### The task
Output the line that holds "Write the matplotlib code for this chart.", the line that holds "plt.rcParams['font.family'] = ['Liberation", and every line between them, exactly, but none of the pictures.

### Supplied material

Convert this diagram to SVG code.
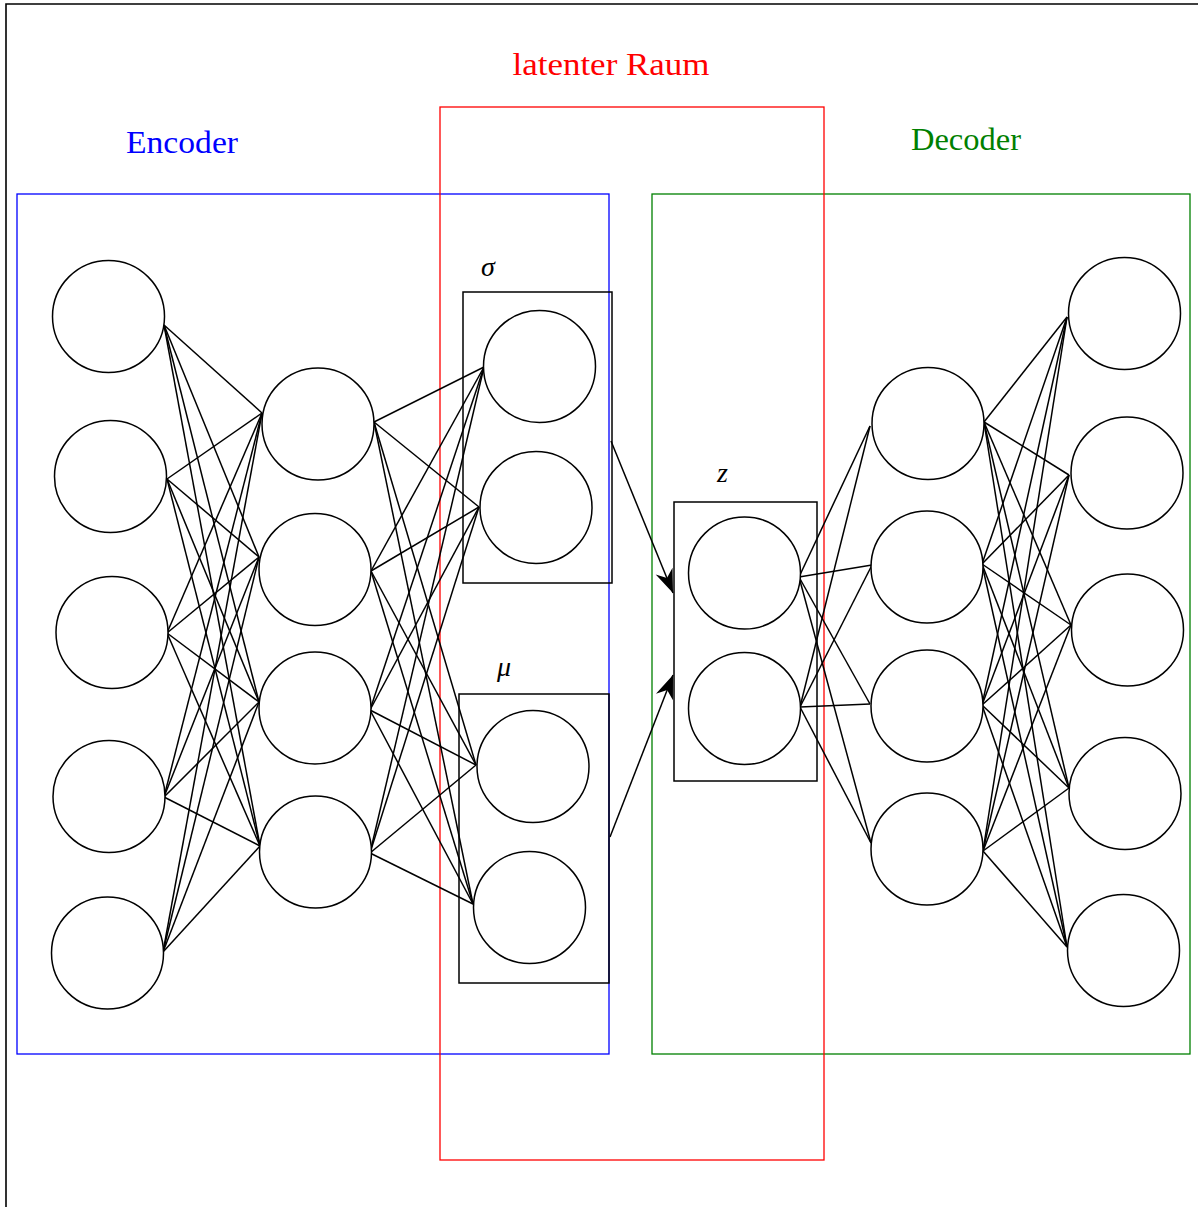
<svg xmlns="http://www.w3.org/2000/svg" width="1198" height="1207" viewBox="0 0 1198 1207">
<style>
.n{fill:#fff;stroke:#000;stroke-width:1.5}
.c line{stroke:#000;stroke-width:1.5}
.box{fill:none;stroke:#000;stroke-width:1.5}
.t{font-family:"Liberation Serif",serif}
.m{font-family:"Liberation Serif",serif;font-style:italic;font-size:28px;fill:#000}
</style>
<defs>
<marker id="ah" markerUnits="userSpaceOnUse" markerWidth="30" markerHeight="30" viewBox="-24 -12 28 24" refX="0" refY="0" orient="auto">
<path d="M0,0 L-22,-8.5 L-15,0 L-22,8.5 Z" fill="#000"/>
</marker>
</defs>
<rect width="1198" height="1207" fill="#fff"/>
<path d="M6,1207 L6,4 L1198,4" fill="none" stroke="#000" stroke-width="1.6"/>
<g id="frames">
<rect x="17" y="194" width="592" height="860" fill="none" stroke="#0000ff" stroke-width="1.3"/>
<rect x="652" y="194" width="538" height="860" fill="none" stroke="#008000" stroke-width="1.3"/>
<rect x="440" y="107" width="384" height="1053" fill="none" stroke="#ff0000" stroke-width="1.3"/>
<text class="t" x="611" y="75" font-size="31" fill="#ff0000" text-anchor="middle" textLength="197" lengthAdjust="spacingAndGlyphs">latenter Raum</text>
<text class="t" x="182" y="153" font-size="31" fill="#0000ff" text-anchor="middle" textLength="112" lengthAdjust="spacingAndGlyphs">Encoder</text>
<text class="t" x="966" y="150" font-size="31" fill="#008000" text-anchor="middle" textLength="110" lengthAdjust="spacingAndGlyphs">Decoder</text>
</g>
<g id="connectors" class="c">
<line x1="164" y1="325" x2="262" y2="413"/><line x1="164" y1="325" x2="259" y2="557"/><line x1="164" y1="325" x2="259" y2="702"/><line x1="164" y1="325" x2="260" y2="846"/>
<line x1="167" y1="479" x2="262" y2="413"/><line x1="167" y1="479" x2="259" y2="557"/><line x1="167" y1="479" x2="259" y2="702"/><line x1="167" y1="479" x2="260" y2="846"/>
<line x1="167" y1="633" x2="262" y2="413"/><line x1="167" y1="633" x2="259" y2="557"/><line x1="167" y1="633" x2="259" y2="702"/><line x1="167" y1="633" x2="260" y2="846"/>
<line x1="164" y1="797" x2="262" y2="413"/><line x1="164" y1="797" x2="259" y2="557"/><line x1="164" y1="797" x2="259" y2="702"/><line x1="164" y1="797" x2="260" y2="846"/>
<line x1="163" y1="952" x2="262" y2="413"/><line x1="163" y1="952" x2="259" y2="557"/><line x1="163" y1="952" x2="259" y2="702"/><line x1="163" y1="952" x2="260" y2="846"/>
<line x1="374" y1="422" x2="484" y2="367"/><line x1="374" y1="422" x2="479" y2="507"/><line x1="374" y1="422" x2="476" y2="765"/><line x1="374" y1="422" x2="473" y2="904"/>
<line x1="371" y1="571" x2="484" y2="367"/><line x1="371" y1="571" x2="479" y2="507"/><line x1="371" y1="571" x2="476" y2="765"/><line x1="371" y1="571" x2="473" y2="904"/>
<line x1="370" y1="710" x2="484" y2="367"/><line x1="370" y1="710" x2="479" y2="507"/><line x1="370" y1="710" x2="476" y2="765"/><line x1="370" y1="710" x2="473" y2="904"/>
<line x1="370" y1="853" x2="484" y2="367"/><line x1="370" y1="853" x2="479" y2="507"/><line x1="370" y1="853" x2="476" y2="765"/><line x1="370" y1="853" x2="473" y2="904"/>
<line x1="611" y1="441" x2="673" y2="593" marker-end="url(#ah)"/>
<line x1="610" y1="837" x2="673" y2="675" marker-end="url(#ah)"/>
<line x1="799" y1="577" x2="870" y2="426"/><line x1="799" y1="577" x2="872" y2="565"/><line x1="799" y1="577" x2="870" y2="704"/><line x1="799" y1="577" x2="871" y2="843"/>
<line x1="800" y1="707" x2="870" y2="426"/><line x1="800" y1="707" x2="872" y2="565"/><line x1="800" y1="707" x2="870" y2="704"/><line x1="800" y1="707" x2="871" y2="843"/>
<line x1="984" y1="422" x2="1067" y2="317"/><line x1="984" y1="422" x2="1069" y2="475"/><line x1="984" y1="422" x2="1071" y2="625"/><line x1="984" y1="422" x2="1069" y2="788"/><line x1="984" y1="422" x2="1067" y2="947"/>
<line x1="982" y1="564" x2="1067" y2="317"/><line x1="982" y1="564" x2="1069" y2="475"/><line x1="982" y1="564" x2="1071" y2="625"/><line x1="982" y1="564" x2="1069" y2="788"/><line x1="982" y1="564" x2="1067" y2="947"/>
<line x1="982" y1="705" x2="1067" y2="317"/><line x1="982" y1="705" x2="1069" y2="475"/><line x1="982" y1="705" x2="1071" y2="625"/><line x1="982" y1="705" x2="1069" y2="788"/><line x1="982" y1="705" x2="1067" y2="947"/>
<line x1="983" y1="851" x2="1067" y2="317"/><line x1="983" y1="851" x2="1069" y2="475"/><line x1="983" y1="851" x2="1071" y2="625"/><line x1="983" y1="851" x2="1069" y2="788"/><line x1="983" y1="851" x2="1067" y2="947"/>
</g>
<g id="sigma">
<rect class="box" x="463" y="292" width="149" height="291"/>
<text class="m" x="481" y="276">σ</text>
</g>
<g id="mu">
<rect class="box" x="459" y="694" width="150" height="289"/>
<text class="m" x="497" y="676">μ</text>
</g>
<g id="z">
<rect class="box" x="674" y="502" width="143" height="279"/>
<text class="m" x="717" y="482">z</text>
</g>
<g id="in1"><circle class="n" cx="108.5" cy="316.5" r="56"/></g>
<g id="in2"><circle class="n" cx="110.5" cy="476.5" r="56"/></g>
<g id="in3"><circle class="n" cx="112" cy="632.5" r="56"/></g>
<g id="in4"><circle class="n" cx="109" cy="796.5" r="56"/></g>
<g id="in5"><circle class="n" cx="107.5" cy="953" r="56"/></g>
<g id="h1"><circle class="n" cx="318" cy="424" r="56"/></g>
<g id="h2"><circle class="n" cx="315" cy="569.5" r="56"/></g>
<g id="h3"><circle class="n" cx="315" cy="708" r="56"/></g>
<g id="h4"><circle class="n" cx="315.5" cy="852" r="56"/></g>
<g id="s1"><circle class="n" cx="539.5" cy="366.5" r="56"/></g>
<g id="s2"><circle class="n" cx="536" cy="507.5" r="56"/></g>
<g id="m1"><circle class="n" cx="533" cy="766.5" r="56"/></g>
<g id="m2"><circle class="n" cx="529.5" cy="907.5" r="56"/></g>
<g id="z1"><circle class="n" cx="744.5" cy="573" r="56"/></g>
<g id="z2"><circle class="n" cx="744.5" cy="708.5" r="56"/></g>
<g id="d1"><circle class="n" cx="928" cy="423.5" r="56"/></g>
<g id="d2"><circle class="n" cx="927" cy="567" r="56"/></g>
<g id="d3"><circle class="n" cx="927" cy="706" r="56"/></g>
<g id="d4"><circle class="n" cx="927" cy="849" r="56"/></g>
<g id="o1"><circle class="n" cx="1124.5" cy="313.5" r="56"/></g>
<g id="o2"><circle class="n" cx="1127" cy="473" r="56"/></g>
<g id="o3"><circle class="n" cx="1127.5" cy="630" r="56"/></g>
<g id="o4"><circle class="n" cx="1125" cy="793.5" r="56"/></g>
<g id="o5"><circle class="n" cx="1123.5" cy="950.5" r="56"/></g>
</svg>
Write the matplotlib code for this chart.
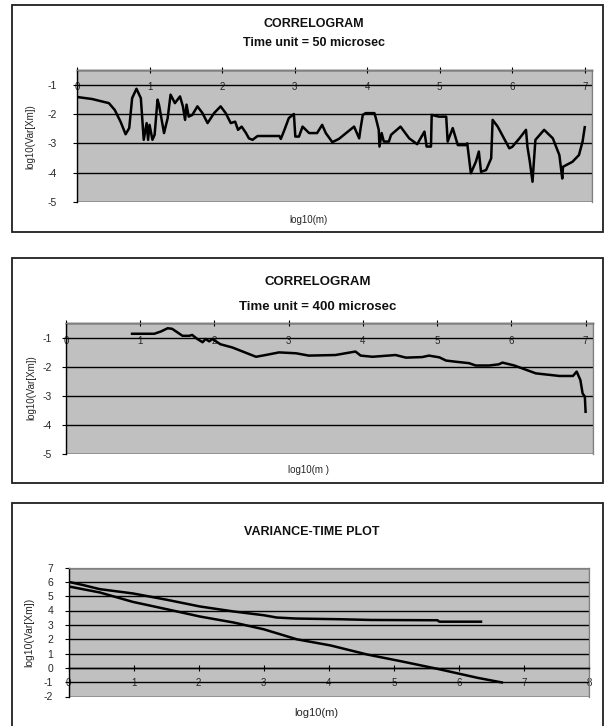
import matplotlib
matplotlib.use("Agg")
import matplotlib.pyplot as plt
from matplotlib.patches import Rectangle

plt.rcParams['font.family'] = ['Liberation Sans', 'DejaVu Sans']

# ---------------- data ----------------
p1_x = [0.0, 0.21, 0.44, 0.52, 0.60, 0.67, 0.72, 0.76, 0.82, 0.88,
        0.92, 0.96, 0.98, 1.00, 1.04, 1.07, 1.11, 1.13, 1.20, 1.25,
        1.29, 1.35, 1.42, 1.46, 1.49, 1.51, 1.54, 1.59, 1.66, 1.73,
        1.80, 1.89, 1.98, 2.05, 2.12, 2.18, 2.22, 2.27, 2.33, 2.37,
        2.42, 2.49, 2.79, 2.81, 2.86, 2.92, 2.99, 3.01, 3.06, 3.11,
        3.20, 3.31, 3.38, 3.43, 3.52, 3.61, 3.71, 3.82, 3.89, 3.91,
        3.94, 3.98, 4.10, 4.12, 4.16, 4.17, 4.20, 4.23, 4.30, 4.33,
        4.46, 4.58, 4.69, 4.79, 4.82, 4.88, 4.89, 4.99, 5.09, 5.11,
        5.18, 5.25, 5.36, 5.38, 5.43, 5.50, 5.54, 5.57, 5.64, 5.71,
        5.73, 5.80, 5.96, 6.00, 6.10, 6.19, 6.21, 6.24, 6.28, 6.30,
        6.32, 6.44, 6.56, 6.65, 6.69, 6.70, 6.83, 6.92, 6.97, 7.00]
p1_y = [-1.42, -1.49, -1.63, -1.86, -2.26, -2.69, -2.48, -1.46, -1.14, -1.46,
        -2.88, -2.31, -2.88, -2.37, -2.88, -2.71, -1.51, -1.68, -2.65, -2.14,
        -1.34, -1.63, -1.40, -1.74, -2.20, -1.68, -2.09, -2.03, -1.74, -1.97,
        -2.31, -1.97, -1.74, -1.97, -2.31, -2.26, -2.54, -2.43, -2.65, -2.83,
        -2.88, -2.75, -2.75, -2.85, -2.54, -2.14, -2.00, -2.77, -2.77, -2.43,
        -2.65, -2.65, -2.37, -2.65, -2.96, -2.85, -2.65, -2.43, -2.83, -2.48,
        -2.03, -1.97, -1.97, -2.14, -2.54, -3.11, -2.65, -2.94, -2.94, -2.71,
        -2.43, -2.83, -3.03, -2.60, -3.11, -3.11, -2.03, -2.09, -2.09, -2.94,
        -2.48, -3.06, -3.06, -3.00, -4.02, -3.62, -3.28, -3.97, -3.91, -3.51,
        -2.20, -2.43, -3.17, -3.12, -2.83, -2.54, -3.12, -3.58, -4.31, -3.58,
        -2.88, -2.54, -2.83, -3.40, -4.20, -3.80, -3.63, -3.40, -2.94, -2.45]

p2_x = [0.89, 1.19, 1.28, 1.37, 1.43, 1.57, 1.66, 1.70, 1.77, 1.84,
        1.88, 1.93, 1.97, 2.02, 2.08, 2.24, 2.38, 2.56, 2.69, 2.87,
        3.10, 3.27, 3.63, 3.90, 3.97, 4.13, 4.44, 4.58, 4.80, 4.89,
        5.03, 5.12, 5.25, 5.43, 5.52, 5.70, 5.83, 5.88, 6.04, 6.33,
        6.65, 6.83, 6.88, 6.93, 6.96, 6.99, 7.00]
p2_y = [-0.87, -0.87, -0.79, -0.68, -0.70, -0.94, -0.94, -0.91, -1.05, -1.16,
        -1.05, -1.13, -1.05, -1.13, -1.23, -1.34, -1.48, -1.66, -1.60, -1.51,
        -1.54, -1.62, -1.60, -1.48, -1.62, -1.66, -1.60, -1.69, -1.67, -1.62,
        -1.68, -1.79, -1.83, -1.88, -1.96, -1.96, -1.92, -1.86, -1.96, -2.23,
        -2.32, -2.32, -2.17, -2.46, -2.92, -3.03, -3.55]

vt_upper_x = [0.0, 0.22, 0.48, 0.99, 1.51, 2.02, 2.54, 3.0, 3.2, 3.49, 4.18, 4.65, 5.67, 5.70, 6.34]
vt_upper_y = [6.0, 5.78, 5.49, 5.19, 4.75, 4.28, 3.93, 3.67, 3.51, 3.44, 3.39, 3.34, 3.32, 3.22, 3.22]
vt_lower_x = [0.0, 0.48, 0.99, 1.51, 2.02, 2.54, 3.0, 3.51, 4.03, 4.59, 5.11, 5.67, 6.29, 6.66]
vt_lower_y = [5.68, 5.26, 4.60, 4.09, 3.58, 3.16, 2.69, 1.99, 1.56, 0.93, 0.46, -0.07, -0.70, -1.02]

corr_xticks = [0, 1, 2, 3, 4, 5, 6, 7]
corr_yticks = [-5, -4, -3, -2, -1]
vt_xticks = [0, 1, 2, 3, 4, 5, 6, 7, 8]
vt_yticks = [-2, -1, 0, 1, 2, 3, 4, 5, 6, 7]

titles1 = ["CORRELOGRAM", "Time unit = 50 microsec"]
titles2 = ["CORRELOGRAM", "Time unit = 400 microsec"]
title3 = "VARIANCE-TIME PLOT"
ylab = "log10(Var[Xm])"
xlab = "log10(m)"

# ---------------- layout ----------------
W, H = 610, 726
fig = plt.figure(figsize=(W / 100, H / 100), dpi=100)
fig.patch.set_facecolor('white')


def fx(px):
    return px / W


def fy(py):
    return 1 - py / H


def box(left, top, right, bottom):
    fig.add_artist(Rectangle((fx(left), fy(bottom)), fx(right - left), (bottom - top) / H,
                             transform=fig.transFigure, fill=False, ec='#202020', lw=1.3))


def make_axes(left, top, right, bottom):
    return fig.add_axes([fx(left), fy(bottom), fx(right - left), (bottom - top) / H])


TXT = '#262626'


def style(ax, xlim, ylim, xticks, yticks, xaxis_at, xpad, ypad):
    ax.set_facecolor('#c0c0c0')
    ax.set_xlim(*xlim)
    ax.set_ylim(*ylim)
    ax.set_axisbelow(True)
    ax.yaxis.grid(True, color='black', lw=1.0)
    ax.xaxis.grid(False)
    for s in ['top', 'right']:
        ax.spines[s].set_color('#808080')
        ax.spines[s].set_linewidth(0.9)
    ax.spines['left'].set_color('black')
    ax.spines['left'].set_linewidth(1.0)
    ax.spines['bottom'].set_position(('data', xaxis_at))
    ax.spines['bottom'].set_color('black')
    ax.spines['bottom'].set_linewidth(1.0)
    # bottom frame of plot area
    ax.add_patch(Rectangle((0, 0), 1, 1, transform=ax.transAxes, fill=False,
                           ec='#808080', lw=0.9, zorder=0.5))
    ax.set_xticks(xticks)
    ax.set_xticklabels([str(t) for t in xticks])
    ax.set_yticks(yticks)
    ax.set_yticklabels([str(t) for t in yticks])
    ax.tick_params(axis='x', direction='inout', length=5, width=0.8, pad=xpad,
                   labelsize=7, labelcolor=TXT, color='black')
    ax.tick_params(axis='y', direction='out', length=3, width=0.8, pad=ypad,
                   labelsize=7.5, labelcolor=TXT, color='black')


# ---- panel 1 ----
box(12, 5, 603, 232)
ax1 = make_axes(77, 70, 592, 202)
style(ax1, (0, 7.1), (-5, -0.5), corr_xticks, corr_yticks, -0.5, 6.5, 11.5)
ax1.plot(p1_x, p1_y, color='black', lw=1.8, solid_joinstyle='round')
fig.text(fx(314), fy(24), titles1[0], ha='center', va='center', fontsize=9, fontweight='bold', color='#111')
fig.text(fx(314), fy(43), titles1[1], ha='center', va='center', fontsize=9, fontweight='bold', color='#111')
fig.text(fx(308), fy(220), xlab, ha='center', va='center', fontsize=7, color=TXT)
fig.text(fx(30), fy(137), ylab, ha='center', va='center', rotation=90, fontsize=7, color=TXT)

# ---- panel 2 ----
box(12, 258, 603, 483)
ax2 = make_axes(66, 323, 593, 454)
style(ax2, (0, 7.1), (-5, -0.5), corr_xticks, corr_yticks, -0.5, 6.5, 7.5)
ax2.plot(p2_x, p2_y, color='black', lw=1.8, solid_joinstyle='round')
fig.text(fx(318), fy(282), titles2[0], ha='center', va='center', fontsize=9.5, fontweight='bold', color='#111')
fig.text(fx(318), fy(307), titles2[1], ha='center', va='center', fontsize=9.5, fontweight='bold', color='#111')
fig.text(fx(308), fy(470), "log10(m )", ha='center', va='center', fontsize=7, color=TXT)
fig.text(fx(31), fy(388), ylab, ha='center', va='center', rotation=90, fontsize=7, color=TXT)

# ---- panel 3 ----
box(12, 503, 603, 740)
ax3 = make_axes(68.5, 567.5, 589, 696.5)
style(ax3, (0, 8), (-2, 7), vt_xticks, vt_yticks, 0, 5.0, 8)
ax3.plot(vt_upper_x, vt_upper_y, color='black', lw=1.8)
ax3.plot(vt_lower_x, vt_lower_y, color='black', lw=1.8)
fig.text(fx(312), fy(532), title3, ha='center', va='center', fontsize=9, fontweight='bold', color='#111')
fig.text(fx(316), fy(713), xlab, ha='center', va='center', fontsize=8, color=TXT)
fig.text(fx(29), fy(632), ylab, ha='center', va='center', rotation=90, fontsize=7.5, color=TXT)

fig.savefig("out.png", dpi=100)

### Written answer
Write the matplotlib code for this chart.
import matplotlib
matplotlib.use("Agg")
import matplotlib.pyplot as plt
from matplotlib.patches import Rectangle

plt.rcParams['font.family'] = ['Liberation Sans', 'DejaVu Sans']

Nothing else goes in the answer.